On January 26, 2011, Co’s family led by his widow Glenda, widow of Co, filed murder charges at the DOJ against members of the 19th IB. The accused soldiers numbering 38 in all were all present during the massacre; among those named as respondents are a two junior officers, 1Lt. Ronald Odchimar and 2Lt. Cameron Perez.
Earlier that same month, the DOJ and National Bureau of Investigation’s (NBI) own fact-finding team released its report, which cleared the 19th IB in the killing. On January 26, Co’s family protested against the DOJ report and filed formal criminal charges of murder against the 19th IB, seeking a formal preliminary investigation.
On February 22, 100 days after the killing, the Justice for Leonard Co Movement picketed the DOJ and called on DOJ Secretary De Lima to replace the head of its investigating panel, who was also part of the original DOJ-NBI team. Both the CHR and the DOJ have conducted more hearings since then, but neither agencies have released their conclusive reports to date.

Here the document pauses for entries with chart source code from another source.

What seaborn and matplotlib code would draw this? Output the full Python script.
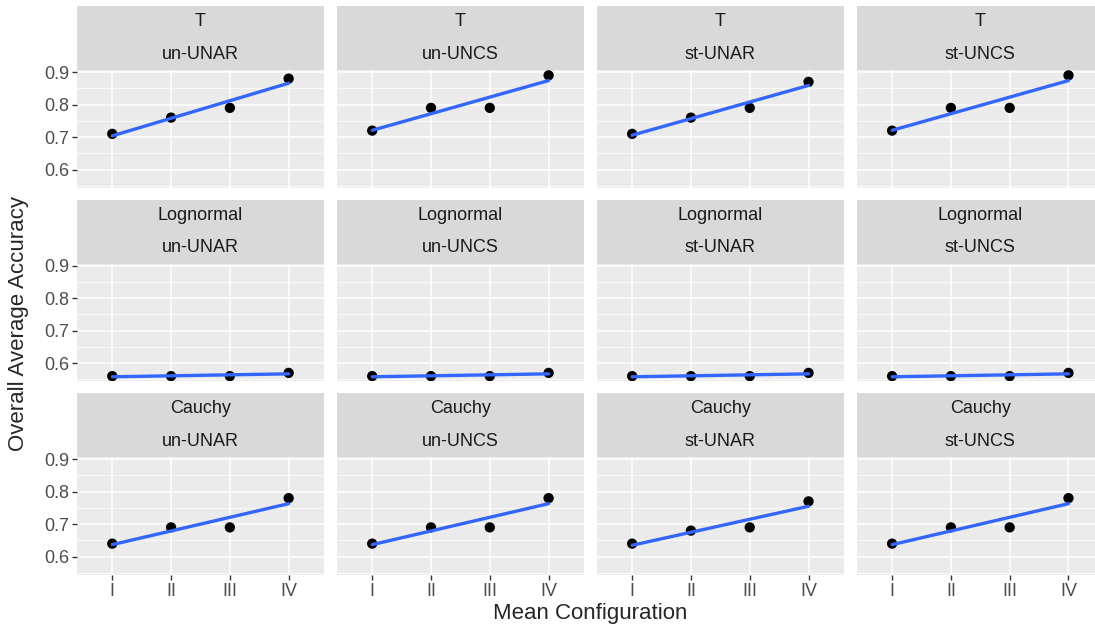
import pandas as pd
import seaborn as sns
import matplotlib.pyplot as plt
from matplotlib.patches import Rectangle

configs = ['I', 'II', 'III', 'IV']
dists = ['T', 'Lognormal', 'Cauchy']
methods = ['un-UNAR', 'un-UNCS', 'st-UNAR', 'st-UNCS']

t_un_unar = [0.71, 0.76, 0.79, 0.88]
t_un_uncs = [0.72, 0.79, 0.79, 0.89]
t_st_unar = [0.71, 0.76, 0.79, 0.87]
t_st_uncs = [0.72, 0.79, 0.79, 0.89]
ln_un_unar = [0.56, 0.56, 0.56, 0.57]
ln_un_uncs = [0.56, 0.56, 0.56, 0.57]
ln_st_unar = [0.56, 0.56, 0.56, 0.57]
ln_st_uncs = [0.56, 0.56, 0.56, 0.57]
ca_un_unar = [0.64, 0.69, 0.69, 0.78]
ca_un_uncs = [0.64, 0.69, 0.69, 0.78]
ca_st_unar = [0.64, 0.68, 0.69, 0.77]
ca_st_uncs = [0.64, 0.69, 0.69, 0.78]

series = {
    ('T', 'un-UNAR'): t_un_unar, ('T', 'un-UNCS'): t_un_uncs,
    ('T', 'st-UNAR'): t_st_unar, ('T', 'st-UNCS'): t_st_uncs,
    ('Lognormal', 'un-UNAR'): ln_un_unar, ('Lognormal', 'un-UNCS'): ln_un_uncs,
    ('Lognormal', 'st-UNAR'): ln_st_unar, ('Lognormal', 'st-UNCS'): ln_st_uncs,
    ('Cauchy', 'un-UNAR'): ca_un_unar, ('Cauchy', 'un-UNCS'): ca_un_uncs,
    ('Cauchy', 'st-UNAR'): ca_st_unar, ('Cauchy', 'st-UNCS'): ca_st_uncs,
}

rows = []
for (d, m), vals in series.items():
    for i, c in enumerate(configs):
        rows.append({'dist': d, 'method': m, 'config': c, 'pos': i + 1, 'acc': vals[i]})
df = pd.DataFrame(rows)

sns.set_theme(style='darkgrid', rc={
    'axes.facecolor': '#EBEBEB', 'grid.color': 'white', 'grid.linewidth': 1.1,
    'xtick.color': '#333333', 'ytick.color': '#333333',
    'xtick.labelcolor': '#4D4D4D', 'ytick.labelcolor': '#4D4D4D',
    'xtick.major.size': 3.5, 'ytick.major.size': 3.5,
    'xtick.bottom': True, 'ytick.left': True,
    'xtick.major.width': 1.0, 'ytick.major.width': 1.0,
})
plt.rcParams['font.family'] = ['Liberation Sans', 'DejaVu Sans']

g = sns.FacetGrid(df, row='dist', col='method', row_order=dists, col_order=methods,
                  sharex=True, sharey=True, despine=False)
g.map_dataframe(sns.scatterplot, x='pos', y='acc', color='black', s=55, edgecolor='none', zorder=3)
g.map_dataframe(sns.regplot, x='pos', y='acc', scatter=False, ci=None,
                line_kws={'color': '#3366FF', 'lw': 2.4, 'zorder': 4})

fig = g.figure
fig.set_size_inches(10.95, 6.25)
fig.subplots_adjust(left=0.0703, right=1.008, top=0.888, bottom=0.08, wspace=0.0526, hspace=0.64)

for r, d in enumerate(dists):
    for c, m in enumerate(methods):
        ax = g.axes[r, c]
        ax.set_title('')
        ax.set_xlabel('')
        ax.set_ylabel('')
        ax.set_xlim(0.4, 4.6)
        ax.set_ylim(0.5435, 0.9065)
        ax.set_xticks([1, 2, 3, 4])
        ax.set_xticklabels(configs)
        ax.set_yticks([0.6, 0.7, 0.8, 0.9])
        ax.set_yticks([0.55, 0.65, 0.75, 0.85], minor=True)
        ax.grid(which='minor', axis='y', color='white', linewidth=0.55)
        ax.tick_params(axis='y', which='minor', left=False, length=0)
        ax.tick_params(axis='both', which='major', labelsize=13, pad=2)
        for s in ax.spines.values():
            s.set_visible(False)
        if c > 0:
            ax.tick_params(axis='y', which='both', left=False, labelleft=False)
        if r < 2:
            ax.tick_params(axis='x', which='both', bottom=False, labelbottom=False)
        # two-line strip
        sh = 0.54
        ax.add_patch(Rectangle((0, 1), 1, sh, transform=ax.transAxes, facecolor='#D9D9D9',
                               edgecolor='none', clip_on=False))
        ax.text(0.5, 1 + sh * 0.76, d, transform=ax.transAxes, ha='center', va='center',
                fontsize=13, color='#1A1A1A')
        ax.text(0.5, 1 + sh * 0.25, m, transform=ax.transAxes, ha='center', va='center',
                fontsize=13, color='#1A1A1A')

fig.text(0.539, 0.018, 'Mean Configuration', ha='center', va='center', fontsize=16)
fig.text(0.017, 0.483, 'Overall Average Accuracy', ha='center', va='center', fontsize=16, rotation=90)

fig.savefig('out.png', dpi=100)
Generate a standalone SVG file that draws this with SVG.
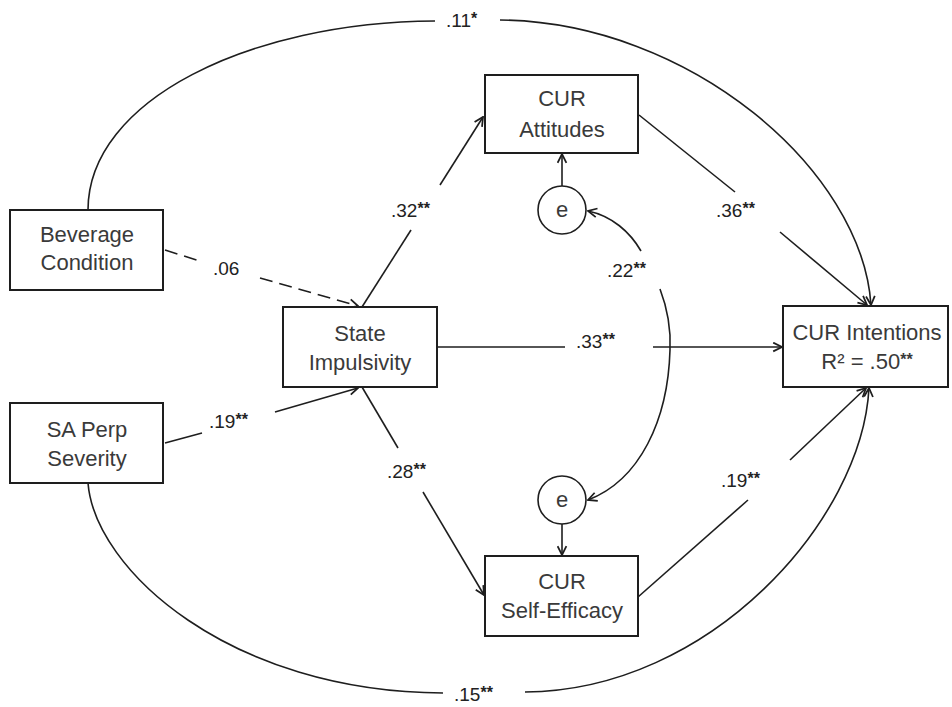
<svg xmlns="http://www.w3.org/2000/svg" width="952" height="707" viewBox="0 0 952 707">
<style>
.box{fill:#fff;stroke:#1e1e1e;stroke-width:2}
.circ{fill:#fff;stroke:#1e1e1e;stroke-width:1.6}
.t{font-family:"Liberation Sans",Arial,sans-serif;font-size:22px;fill:#3a3a3a;text-anchor:middle}
.lbl{font-family:"Liberation Sans",Arial,sans-serif;font-size:19px;fill:#222}
.sup{font-size:16px;font-weight:bold}
.c{fill:none;stroke:#1e1e1e;stroke-width:1.6}
.arr{marker-end:url(#ah)}
.dash{stroke-dasharray:13,7}
</style>
<defs>
<marker id="ah" viewBox="0 0 10 10" refX="9" refY="5" markerWidth="11" markerHeight="11" markerUnits="userSpaceOnUse" orient="auto">
<path d="M1,1 L9,5 L1,9" fill="none" stroke="#1e1e1e" stroke-width="1.6"/>
</marker>
</defs>
<rect width="952" height="707" fill="#fff"/>
<g id="connectors">
<path class="c" d="M88,210 C88,100 250,22 435,21"/>
<path class="c arr" d="M500,20 C690,22 862,170 871,305"/>
<path class="c" d="M88,483 C95,570 230,692 443,693"/>
<path class="c arr" d="M525,692 C710,691 862,520 869,388"/>
<line class="c" x1="362" y1="307" x2="411" y2="230"/>
<line class="c arr" x1="440" y1="185" x2="483" y2="117"/>
<line class="c dash" x1="165" y1="250" x2="203" y2="262"/>
<line class="c dash arr" x1="260" y1="278" x2="358" y2="306"/>
<line class="c" x1="165" y1="443" x2="202" y2="433"/>
<line class="c arr" x1="275" y1="412" x2="358" y2="388"/>
<line class="c" x1="362" y1="387" x2="398" y2="448"/>
<line class="c arr" x1="423" y1="492" x2="484" y2="595"/>
<line class="c" x1="437" y1="347" x2="565" y2="347"/>
<line class="c arr" x1="653" y1="347" x2="782" y2="347"/>
<line class="c" x1="639" y1="115" x2="735" y2="192"/>
<line class="c arr" x1="780" y1="232" x2="867" y2="305"/>
<line class="c" x1="638" y1="597" x2="748" y2="500"/>
<line class="c arr" x1="790" y1="460" x2="866" y2="388"/>
<line class="c arr" x1="562" y1="186" x2="562" y2="154"/>
<line class="c arr" x1="562" y1="524" x2="562" y2="555"/>
<path class="c arr" d="M641,251 C630,232 612,216 588,211"/>
<path class="c arr" d="M660,289 C668,310 671,330 670,350 C668,420 640,480 588,500"/>
</g>
<g id="labels">
<text class="lbl" x="446" y="27">.11<tspan class="sup" dy="-3">*</tspan></text>
<text class="lbl" x="454" y="701">.15<tspan class="sup" dy="-3">**</tspan></text>
<text class="lbl" x="391" y="217">.32<tspan class="sup" dy="-3">**</tspan></text>
<text class="lbl" x="213" y="275">.06</text>
<text class="lbl" x="209" y="428">.19<tspan class="sup" dy="-3">**</tspan></text>
<text class="lbl" x="387" y="478">.28<tspan class="sup" dy="-3">**</tspan></text>
<text class="lbl" x="576" y="348">.33<tspan class="sup" dy="-3">**</tspan></text>
<text class="lbl" x="716" y="217">.36<tspan class="sup" dy="-3">**</tspan></text>
<text class="lbl" x="607" y="277">.22<tspan class="sup" dy="-3">**</tspan></text>
<text class="lbl" x="721" y="487">.19<tspan class="sup" dy="-3">**</tspan></text>
</g>
<g id="beverage">
<rect class="box" x="10" y="210" width="153" height="80"/>
<text class="t" x="87" y="242">Beverage</text>
<text class="t" x="87" y="270">Condition</text>
</g>
<g id="saperp">
<rect class="box" x="10" y="403" width="153" height="80"/>
<text class="t" x="87" y="437">SA Perp</text>
<text class="t" x="87" y="466">Severity</text>
</g>
<g id="state">
<rect class="box" x="283" y="307" width="154" height="80"/>
<text class="t" x="360" y="341">State</text>
<text class="t" x="360" y="370">Impulsivity</text>
</g>
<g id="attitudes">
<rect class="box" x="485" y="75" width="153" height="78"/>
<text class="t" x="562" y="106">CUR</text>
<text class="t" x="562" y="137">Attitudes</text>
</g>
<g id="e1">
<circle class="circ" cx="562" cy="210" r="24"/>
<text class="t" x="562" y="217">e</text>
</g>
<g id="e2">
<circle class="circ" cx="562" cy="500" r="24"/>
<text class="t" x="562" y="507">e</text>
</g>
<g id="selfefficacy">
<rect class="box" x="485" y="556" width="153" height="80"/>
<text class="t" x="562" y="589">CUR</text>
<text class="t" x="562" y="618">Self-Efficacy</text>
</g>
<g id="intentions">
<rect class="box" x="783" y="306" width="165" height="81"/>
<text class="t" x="867" y="340">CUR Intentions</text>
<text class="t" x="867" y="369">R² = .50<tspan class="sup" dy="-4">**</tspan></text>
</g>
</svg>
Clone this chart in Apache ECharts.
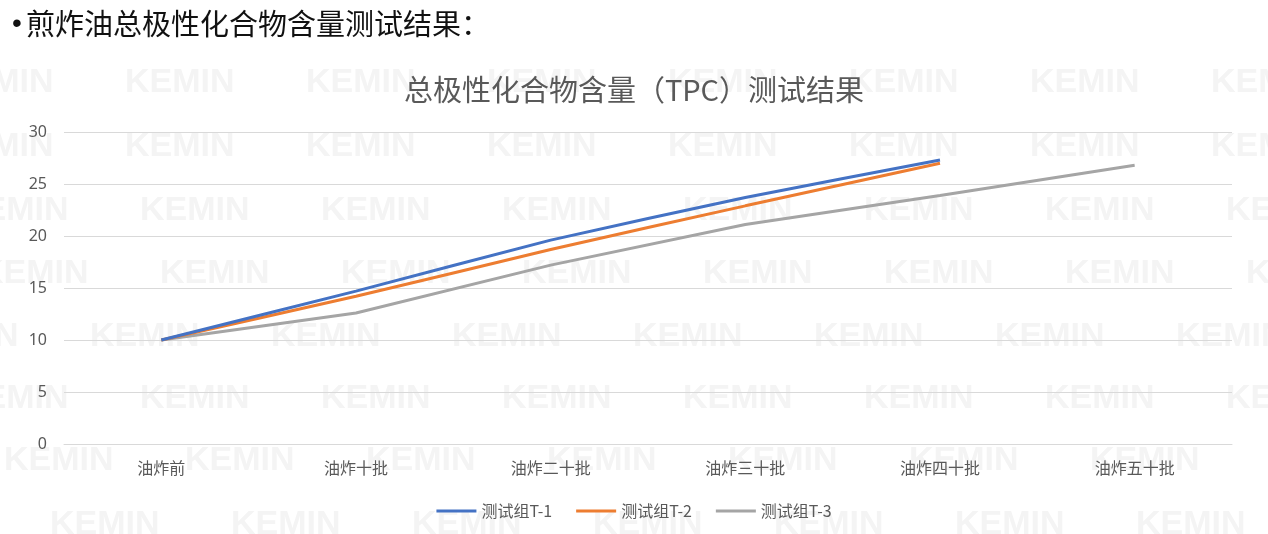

(Photo by Anne Marxze D. Umil / Bulatlat.com)
The group criticized President Benigno S. Aquino III for his continuing silence on the killings of Co and his group.
“If it’s true that the President is taking the straight path, then the perpetrators should be in jail by now. But one year has passed and still he is silent on Co’s death,” Tapang said . He said Aquino’s inaction perpetrates the culture of impunity that reigned in the country since the past administrations. “It makes him no different from the regimes that preceded him,” Tapang added.
“If he can talk about Manny Pacquiao’s victory, how can he not talk about Leonard’s case?” Tapang said.
“A climate of impunity reigns under the Aquino government,” Renato Reyes Jr. of Bayan said. “Credible evidence, including spent shells found near the bodies of the three victims, point to the AFP as the culprits for the deaths of the botanist and his aides. These shells match the firearms that were submitted by the AFP for ballistic examination. The entire process of accountability however has been slow, despite the evidence and testimonies by the survivor as well as experts,” Reyes added.
An independent fact-finding mission (FFM) was conducted from November 26 to 28, 2010 to establish facts and gather related information. In a press conference on December 8, 2010, the FFM team concluded that there was no indication of any crossfire and recommended specific actions for the government to further shed light and seek accountability for the killing.
The killings of Co, Borromeo and Cortez or the Kananga 3 brings the number of environmentalists killed since 2001 to 46. They were also the first environmentalists killed during the Aquino administration.
The Justice for Leonard Co Movement, especially the victims’ families have also been waiting for the DOJ to act on the case they filed. Glenda, said, “They said that in one month’s time, after the ocular inspection, they will immediately come up with a recommendation if there is probable cause. But there has been no recommendation yet. Even the Commission on Human Rights (CHR), which conducted its own investigation, up to now, has not filed a report,” Glenda told Bulatlat.com in an interview.
“One year has passed up to now nothing has happened,” Glenda added.
Tapang called on the DOJ to “continue with the filing of murder against the members of the 19th Infantry Battalion for the killings of the Kananga 3.” He further asked the CHR to immediately release its findings to bolster the case against these soldiers.
“If Leonard, a renowned botanist in the country has not achieved justice, how much more would ordinary people wait for justice to be finally served?” Tapang said.